造船廠內的現代博物館自然要提創始人了。鄭永周1974年創建現代造船廠。他的致富路充滿艱辛。鄭永周出生於農民家庭,後來離家去建築工地打工,然後創辦自己的建築公司。韓國戰爭和戰後重建期間,鄭永周的生意蒸蒸日上。

最開始,他在尉山製造汽車,1970年代早期轉向造船。鄭永周志向無比遠大、且非常自信。傳說他在倫敦參觀尋求投資期間,有人指出韓國沒有造船工業,鄭永周隨即拿出一張紙幣,上面印著16世紀韓國一條著名的船!

另外,鄭永周還非常「小氣」。船塢的博物館內陳列著兩雙鞋。據說,這兩雙鞋鄭永周穿了三十年。雖然成了億萬富翁,鞋子還是修了又修。他的小氣顯然收到了成效。

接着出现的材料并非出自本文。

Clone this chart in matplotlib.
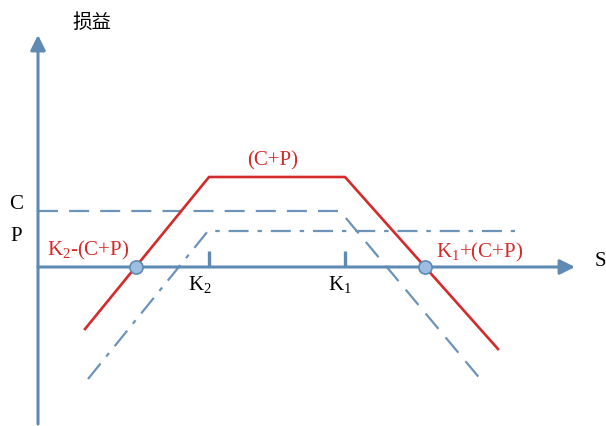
import matplotlib
matplotlib.use('Agg')
import matplotlib.pyplot as plt

plt.rcParams['font.family'] = ['Liberation Serif', 'Noto Sans CJK SC', 'DejaVu Sans']
plt.rcParams['mathtext.default'] = 'regular'

AXIS_BLUE = '#5f8ab3'
LINE_BLUE = '#6d93b8'
RED = '#d42a2a'

# strikes and premium levels (chart units, origin at the axes crossing)
k2 = 171
k1 = 307
c_level = 56
p_level = 36
cp_total = 90

# combined payoff (red)
combo_x = [47, k2, k1, 460]
combo_y = [-62, cp_total, cp_total, -82]
# short call (dashed)
call_x = [0, 302, 444]
call_y = [c_level, c_level, -114]
# short put (dash-dot)
put_x = [50, 170, 477]
put_y = [-112, p_level, p_level]
# breakeven points
be_x = [98, 387]
be_y = [0, 0]

fig = plt.figure(figsize=(6.06, 4.27), dpi=100)
ax = fig.add_axes([0, 0, 1, 1])
ax.set_xlim(-38, 568)
ax.set_ylim(-159, 268)
ax.axis('off')

# axes with arrows
ax.annotate('', xy=(0, 232), xytext=(0, -157),
            arrowprops=dict(arrowstyle='-|>,head_length=0.9,head_width=0.45',
                            color=AXIS_BLUE, lw=2.2, shrinkA=0, shrinkB=0))
ax.annotate('', xy=(537, 0), xytext=(0, 0),
            arrowprops=dict(arrowstyle='-|>,head_length=0.9,head_width=0.45',
                            color=AXIS_BLUE, lw=2.2, shrinkA=0, shrinkB=0))

# strike ticks
for k in [k2, k1]:
    ax.plot([k, k], [0, 16], color=AXIS_BLUE, lw=2.4, solid_capstyle='butt')

line, = ax.plot(call_x, call_y, color=LINE_BLUE, lw=1.6)
line.set_dashes((9, 5))
line, = ax.plot(put_x, put_y, color=LINE_BLUE, lw=1.6)
line.set_dashes((9, 4, 2, 4))
ax.plot(combo_x, combo_y, color=RED, lw=1.9)

ax.scatter(be_x, be_y, s=90, color='#9dbde3', edgecolor=AXIS_BLUE, lw=1.2, zorder=5)

# labels
ax.text(54, 246, '损益', fontsize=14, family=['Noto Sans CJK SC'], ha='center', va='center')
ax.text(562, 6, 'S', fontsize=15, ha='center', va='center')
ax.text(-22, 63, 'C', fontsize=15, ha='center', va='center')
ax.text(-22, 31, 'P', fontsize=15, ha='center', va='center')
ax.text(k2 - 9, -17, 'K$_2$', fontsize=15, ha='center', va='center')
ax.text(k1 - 5, -17, 'K$_1$', fontsize=15, ha='center', va='center')
ax.text(235, 107, '(C+P)', fontsize=15, color=RED, ha='center', va='center')
ax.text(50, 18, 'K$_2$-(C+P)', fontsize=15, color=RED, ha='center', va='center')
ax.text(442, 16, 'K$_1$+(C+P)', fontsize=15, color=RED, ha='center', va='center')

fig.savefig('out.png', dpi=100)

尉山另外一個感覺,就是那種繁榮,那種只有在人人工作、人人掙錢的地方才能體會到的氛圍。順便說一句,1980年代我在威爾士南部長大,那時候,我們怎麼判斷鎮上的煤礦是否已經關閉呢?方法之一是:沒有煤、也就沒有新刷的油漆。

來韓國之前,我曾經常駐柏林。德國也和韓國一樣,從戰後一片廢墟中重建。在那裏,我也曾經也見識欣欣向榮。

我所去過的幾乎每一座小鎮郊外都有一個小型的工業區。工業區內,通常都有一家公司在某個特定領域位於世界領先地位。這個公司出的東西可能非常古怪、可能非常不起眼,比如船隻的螺旋槳、信用卡膠、或者鉛筆。

我曾經暗地裏把這些欣欣向榮的地方和我南威爾士的老家相比較。



其實,韓國、德國這樣工作機會特別多的小鎮上,人們並不特別露富。不是那些金光閃閃的裝飾,而是更難界定的一些東西。比如公路上跑的不是破舊的老爺車,門窗油漆沒有剝落,街角沒有站著百無聊賴的年輕人。

在尉山,那位在現代造船廠度過職業生涯的老工人李相福帶我參觀。他10幾歲時進廠當工人,現在是檢查員,非常自豪。他說,船廠就是他的身份象徵。

每天晚上,李相福和全家人—包括他年邁的母親—一起吃晚飯,生活優裕、其樂融融的合家歡。

這幅場景,非常老派。也讓我很是羨慕。